- [Information provided]
— Start —

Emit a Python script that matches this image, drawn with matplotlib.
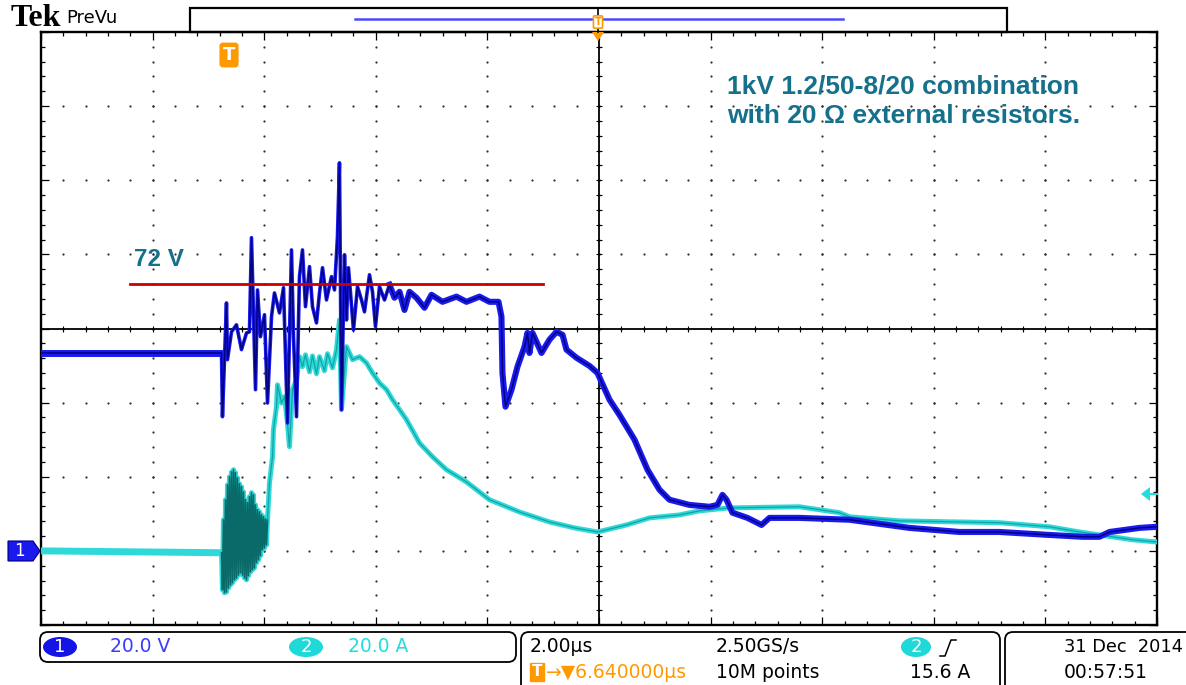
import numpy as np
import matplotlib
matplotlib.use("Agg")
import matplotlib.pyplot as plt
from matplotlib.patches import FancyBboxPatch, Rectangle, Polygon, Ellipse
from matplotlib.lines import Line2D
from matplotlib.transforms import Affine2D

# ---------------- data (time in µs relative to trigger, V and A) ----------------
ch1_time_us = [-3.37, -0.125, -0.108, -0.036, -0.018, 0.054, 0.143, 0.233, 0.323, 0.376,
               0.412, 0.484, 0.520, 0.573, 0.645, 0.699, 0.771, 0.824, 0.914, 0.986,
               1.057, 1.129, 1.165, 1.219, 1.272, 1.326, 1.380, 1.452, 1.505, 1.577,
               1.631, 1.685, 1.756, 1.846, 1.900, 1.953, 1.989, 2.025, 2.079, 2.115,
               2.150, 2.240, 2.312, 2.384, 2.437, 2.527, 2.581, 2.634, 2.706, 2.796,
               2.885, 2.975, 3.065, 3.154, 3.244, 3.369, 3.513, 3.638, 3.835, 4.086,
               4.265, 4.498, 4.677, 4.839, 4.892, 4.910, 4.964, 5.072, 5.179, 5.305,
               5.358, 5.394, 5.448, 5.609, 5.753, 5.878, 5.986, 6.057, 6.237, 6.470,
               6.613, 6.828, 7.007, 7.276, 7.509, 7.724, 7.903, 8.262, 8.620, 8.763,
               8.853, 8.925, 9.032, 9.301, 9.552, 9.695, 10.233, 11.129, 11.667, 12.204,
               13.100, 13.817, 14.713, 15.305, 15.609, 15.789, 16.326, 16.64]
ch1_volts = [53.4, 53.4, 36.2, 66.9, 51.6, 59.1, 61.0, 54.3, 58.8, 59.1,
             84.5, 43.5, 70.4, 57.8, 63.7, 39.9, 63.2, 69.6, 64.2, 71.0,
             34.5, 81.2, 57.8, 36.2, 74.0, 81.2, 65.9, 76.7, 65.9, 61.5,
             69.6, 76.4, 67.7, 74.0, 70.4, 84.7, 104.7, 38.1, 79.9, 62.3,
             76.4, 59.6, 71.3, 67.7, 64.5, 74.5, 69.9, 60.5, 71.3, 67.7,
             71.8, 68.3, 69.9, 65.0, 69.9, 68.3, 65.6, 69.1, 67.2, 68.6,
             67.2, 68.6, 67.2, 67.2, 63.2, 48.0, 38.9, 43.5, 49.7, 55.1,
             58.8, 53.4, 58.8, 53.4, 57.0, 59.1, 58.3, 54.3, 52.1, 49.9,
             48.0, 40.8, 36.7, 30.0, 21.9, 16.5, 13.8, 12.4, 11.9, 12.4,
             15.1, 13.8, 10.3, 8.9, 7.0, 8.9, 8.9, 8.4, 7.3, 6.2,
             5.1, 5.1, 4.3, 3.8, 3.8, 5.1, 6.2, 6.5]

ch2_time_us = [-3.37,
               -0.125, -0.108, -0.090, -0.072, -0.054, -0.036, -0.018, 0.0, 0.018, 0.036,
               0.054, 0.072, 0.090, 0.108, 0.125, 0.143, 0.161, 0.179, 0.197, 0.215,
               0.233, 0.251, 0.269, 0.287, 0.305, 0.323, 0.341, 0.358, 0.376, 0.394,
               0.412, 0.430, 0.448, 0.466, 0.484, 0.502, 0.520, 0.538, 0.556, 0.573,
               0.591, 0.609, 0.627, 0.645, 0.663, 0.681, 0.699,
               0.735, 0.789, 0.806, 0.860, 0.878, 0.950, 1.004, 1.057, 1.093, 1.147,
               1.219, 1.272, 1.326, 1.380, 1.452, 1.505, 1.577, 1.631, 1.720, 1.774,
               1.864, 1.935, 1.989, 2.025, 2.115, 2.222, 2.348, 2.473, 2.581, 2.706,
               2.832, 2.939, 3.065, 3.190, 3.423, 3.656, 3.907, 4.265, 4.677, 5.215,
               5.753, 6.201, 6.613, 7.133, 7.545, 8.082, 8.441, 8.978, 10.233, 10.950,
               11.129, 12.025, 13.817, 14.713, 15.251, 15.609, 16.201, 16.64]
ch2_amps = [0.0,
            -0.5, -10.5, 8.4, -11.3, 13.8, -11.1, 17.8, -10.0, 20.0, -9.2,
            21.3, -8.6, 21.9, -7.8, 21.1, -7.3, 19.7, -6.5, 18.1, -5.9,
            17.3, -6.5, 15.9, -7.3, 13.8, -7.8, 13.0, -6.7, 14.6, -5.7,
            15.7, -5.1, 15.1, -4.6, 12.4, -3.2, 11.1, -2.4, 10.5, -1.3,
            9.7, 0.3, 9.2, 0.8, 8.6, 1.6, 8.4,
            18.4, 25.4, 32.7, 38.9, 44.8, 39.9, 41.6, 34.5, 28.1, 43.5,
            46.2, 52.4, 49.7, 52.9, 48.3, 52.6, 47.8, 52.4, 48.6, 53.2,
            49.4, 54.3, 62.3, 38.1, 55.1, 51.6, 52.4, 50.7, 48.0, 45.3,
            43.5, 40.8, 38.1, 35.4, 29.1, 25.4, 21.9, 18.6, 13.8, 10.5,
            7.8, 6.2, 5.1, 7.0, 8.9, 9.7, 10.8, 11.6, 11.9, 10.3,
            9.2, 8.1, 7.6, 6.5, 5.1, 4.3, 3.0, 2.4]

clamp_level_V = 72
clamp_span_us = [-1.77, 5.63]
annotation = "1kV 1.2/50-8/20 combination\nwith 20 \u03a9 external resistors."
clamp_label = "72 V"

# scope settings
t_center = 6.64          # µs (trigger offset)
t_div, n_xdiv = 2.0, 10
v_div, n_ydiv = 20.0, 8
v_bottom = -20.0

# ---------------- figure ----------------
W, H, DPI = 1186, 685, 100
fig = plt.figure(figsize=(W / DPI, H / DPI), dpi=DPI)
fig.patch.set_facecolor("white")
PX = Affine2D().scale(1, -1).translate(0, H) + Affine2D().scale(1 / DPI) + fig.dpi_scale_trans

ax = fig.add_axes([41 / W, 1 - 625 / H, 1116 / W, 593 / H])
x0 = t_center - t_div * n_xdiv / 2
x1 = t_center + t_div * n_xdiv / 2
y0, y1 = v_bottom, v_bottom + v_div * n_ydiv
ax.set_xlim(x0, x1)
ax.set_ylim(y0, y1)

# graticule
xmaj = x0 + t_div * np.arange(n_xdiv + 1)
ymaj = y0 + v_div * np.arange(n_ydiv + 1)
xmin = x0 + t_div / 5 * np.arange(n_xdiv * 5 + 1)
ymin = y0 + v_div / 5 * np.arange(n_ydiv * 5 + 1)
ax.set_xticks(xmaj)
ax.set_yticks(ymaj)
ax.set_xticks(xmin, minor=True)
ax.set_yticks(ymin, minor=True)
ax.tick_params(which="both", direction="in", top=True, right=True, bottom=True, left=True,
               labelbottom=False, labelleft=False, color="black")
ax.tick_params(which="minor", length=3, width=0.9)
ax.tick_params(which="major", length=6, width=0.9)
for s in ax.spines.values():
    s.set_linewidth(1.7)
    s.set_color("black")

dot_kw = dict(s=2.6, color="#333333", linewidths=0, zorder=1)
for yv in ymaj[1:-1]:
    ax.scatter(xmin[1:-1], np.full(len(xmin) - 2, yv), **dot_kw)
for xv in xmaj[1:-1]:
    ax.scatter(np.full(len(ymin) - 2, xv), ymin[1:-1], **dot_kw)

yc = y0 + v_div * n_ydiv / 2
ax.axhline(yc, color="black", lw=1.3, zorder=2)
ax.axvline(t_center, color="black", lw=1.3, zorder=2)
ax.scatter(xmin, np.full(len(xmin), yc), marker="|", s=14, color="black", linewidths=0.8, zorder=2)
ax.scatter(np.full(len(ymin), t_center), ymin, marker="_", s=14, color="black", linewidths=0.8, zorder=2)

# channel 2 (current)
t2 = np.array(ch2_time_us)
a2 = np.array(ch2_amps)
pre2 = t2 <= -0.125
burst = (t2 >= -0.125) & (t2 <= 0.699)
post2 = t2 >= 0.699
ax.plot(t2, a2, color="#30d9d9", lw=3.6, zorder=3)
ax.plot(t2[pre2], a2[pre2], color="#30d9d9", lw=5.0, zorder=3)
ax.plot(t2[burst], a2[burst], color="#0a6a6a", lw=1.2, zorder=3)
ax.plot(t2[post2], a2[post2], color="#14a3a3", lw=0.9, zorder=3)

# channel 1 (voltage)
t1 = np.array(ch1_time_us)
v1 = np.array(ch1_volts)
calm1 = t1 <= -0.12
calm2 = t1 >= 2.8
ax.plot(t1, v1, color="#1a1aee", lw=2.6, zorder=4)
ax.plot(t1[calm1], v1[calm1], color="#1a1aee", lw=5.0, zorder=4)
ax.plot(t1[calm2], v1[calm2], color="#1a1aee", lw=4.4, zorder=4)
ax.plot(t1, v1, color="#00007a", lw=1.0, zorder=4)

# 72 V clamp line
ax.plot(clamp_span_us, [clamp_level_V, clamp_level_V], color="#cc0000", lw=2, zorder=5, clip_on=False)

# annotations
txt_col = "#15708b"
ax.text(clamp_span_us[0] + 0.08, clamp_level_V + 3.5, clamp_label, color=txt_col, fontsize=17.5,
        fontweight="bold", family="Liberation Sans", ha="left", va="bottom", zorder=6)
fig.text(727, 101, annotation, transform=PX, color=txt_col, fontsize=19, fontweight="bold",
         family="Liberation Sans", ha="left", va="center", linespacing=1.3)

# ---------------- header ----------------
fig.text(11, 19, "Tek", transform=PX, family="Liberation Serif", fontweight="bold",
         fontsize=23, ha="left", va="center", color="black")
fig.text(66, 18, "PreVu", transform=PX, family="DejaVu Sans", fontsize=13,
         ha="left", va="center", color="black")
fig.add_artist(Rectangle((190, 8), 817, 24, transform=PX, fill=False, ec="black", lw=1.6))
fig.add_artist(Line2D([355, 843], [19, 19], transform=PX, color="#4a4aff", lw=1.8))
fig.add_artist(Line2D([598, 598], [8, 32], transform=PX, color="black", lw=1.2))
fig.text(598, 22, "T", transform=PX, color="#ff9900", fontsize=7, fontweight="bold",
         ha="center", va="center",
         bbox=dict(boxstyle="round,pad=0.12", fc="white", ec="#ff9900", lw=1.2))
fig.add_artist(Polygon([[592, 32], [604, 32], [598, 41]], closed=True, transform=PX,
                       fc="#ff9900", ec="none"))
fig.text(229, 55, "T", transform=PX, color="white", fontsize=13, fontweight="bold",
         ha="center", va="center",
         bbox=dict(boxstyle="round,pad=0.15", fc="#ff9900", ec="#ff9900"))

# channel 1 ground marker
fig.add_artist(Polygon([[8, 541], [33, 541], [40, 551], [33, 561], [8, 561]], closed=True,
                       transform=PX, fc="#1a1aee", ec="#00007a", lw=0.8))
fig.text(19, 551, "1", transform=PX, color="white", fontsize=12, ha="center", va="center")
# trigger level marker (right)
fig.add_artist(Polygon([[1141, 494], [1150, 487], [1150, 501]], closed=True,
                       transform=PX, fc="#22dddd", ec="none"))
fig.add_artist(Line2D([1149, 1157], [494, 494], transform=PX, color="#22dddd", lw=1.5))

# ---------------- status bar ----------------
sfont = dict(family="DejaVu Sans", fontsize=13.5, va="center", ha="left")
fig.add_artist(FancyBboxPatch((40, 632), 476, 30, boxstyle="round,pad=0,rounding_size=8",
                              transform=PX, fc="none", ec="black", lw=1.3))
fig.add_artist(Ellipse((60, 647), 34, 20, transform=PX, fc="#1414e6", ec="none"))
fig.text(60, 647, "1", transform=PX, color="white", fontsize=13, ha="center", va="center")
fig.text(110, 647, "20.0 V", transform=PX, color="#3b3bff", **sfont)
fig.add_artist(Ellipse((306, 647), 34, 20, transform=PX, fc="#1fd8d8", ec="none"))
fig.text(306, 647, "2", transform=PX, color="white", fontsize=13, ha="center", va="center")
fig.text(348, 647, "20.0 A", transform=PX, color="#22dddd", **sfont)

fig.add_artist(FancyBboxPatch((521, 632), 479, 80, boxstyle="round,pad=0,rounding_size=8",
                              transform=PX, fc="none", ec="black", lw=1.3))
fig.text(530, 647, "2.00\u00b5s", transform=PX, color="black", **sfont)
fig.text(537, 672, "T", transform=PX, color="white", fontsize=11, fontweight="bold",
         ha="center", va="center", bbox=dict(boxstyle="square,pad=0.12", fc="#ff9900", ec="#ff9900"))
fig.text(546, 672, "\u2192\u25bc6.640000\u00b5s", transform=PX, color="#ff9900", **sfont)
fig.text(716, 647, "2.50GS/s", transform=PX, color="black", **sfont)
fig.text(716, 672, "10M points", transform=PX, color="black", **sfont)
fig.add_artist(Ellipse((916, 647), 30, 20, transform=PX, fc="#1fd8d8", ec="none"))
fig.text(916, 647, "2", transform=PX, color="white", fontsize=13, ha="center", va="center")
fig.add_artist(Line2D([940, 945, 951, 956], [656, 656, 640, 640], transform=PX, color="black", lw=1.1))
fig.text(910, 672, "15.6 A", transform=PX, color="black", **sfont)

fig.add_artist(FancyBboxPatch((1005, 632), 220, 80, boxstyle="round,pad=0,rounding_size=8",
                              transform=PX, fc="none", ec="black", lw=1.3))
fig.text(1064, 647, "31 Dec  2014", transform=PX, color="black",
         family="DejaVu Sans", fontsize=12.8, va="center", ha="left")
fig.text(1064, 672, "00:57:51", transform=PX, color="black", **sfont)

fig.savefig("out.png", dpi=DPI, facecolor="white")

— End —

Restate, line by line and word for word, everything from the top of the material through the line that contains "from matplotlib.transforms import Affine2D". Leave pictures out.

Emit a Python script that matches this image, drawn with matplotlib.
import numpy as np
import matplotlib
matplotlib.use("Agg")
import matplotlib.pyplot as plt
from matplotlib.patches import FancyBboxPatch, Rectangle, Polygon, Ellipse
from matplotlib.lines import Line2D
from matplotlib.transforms import Affine2D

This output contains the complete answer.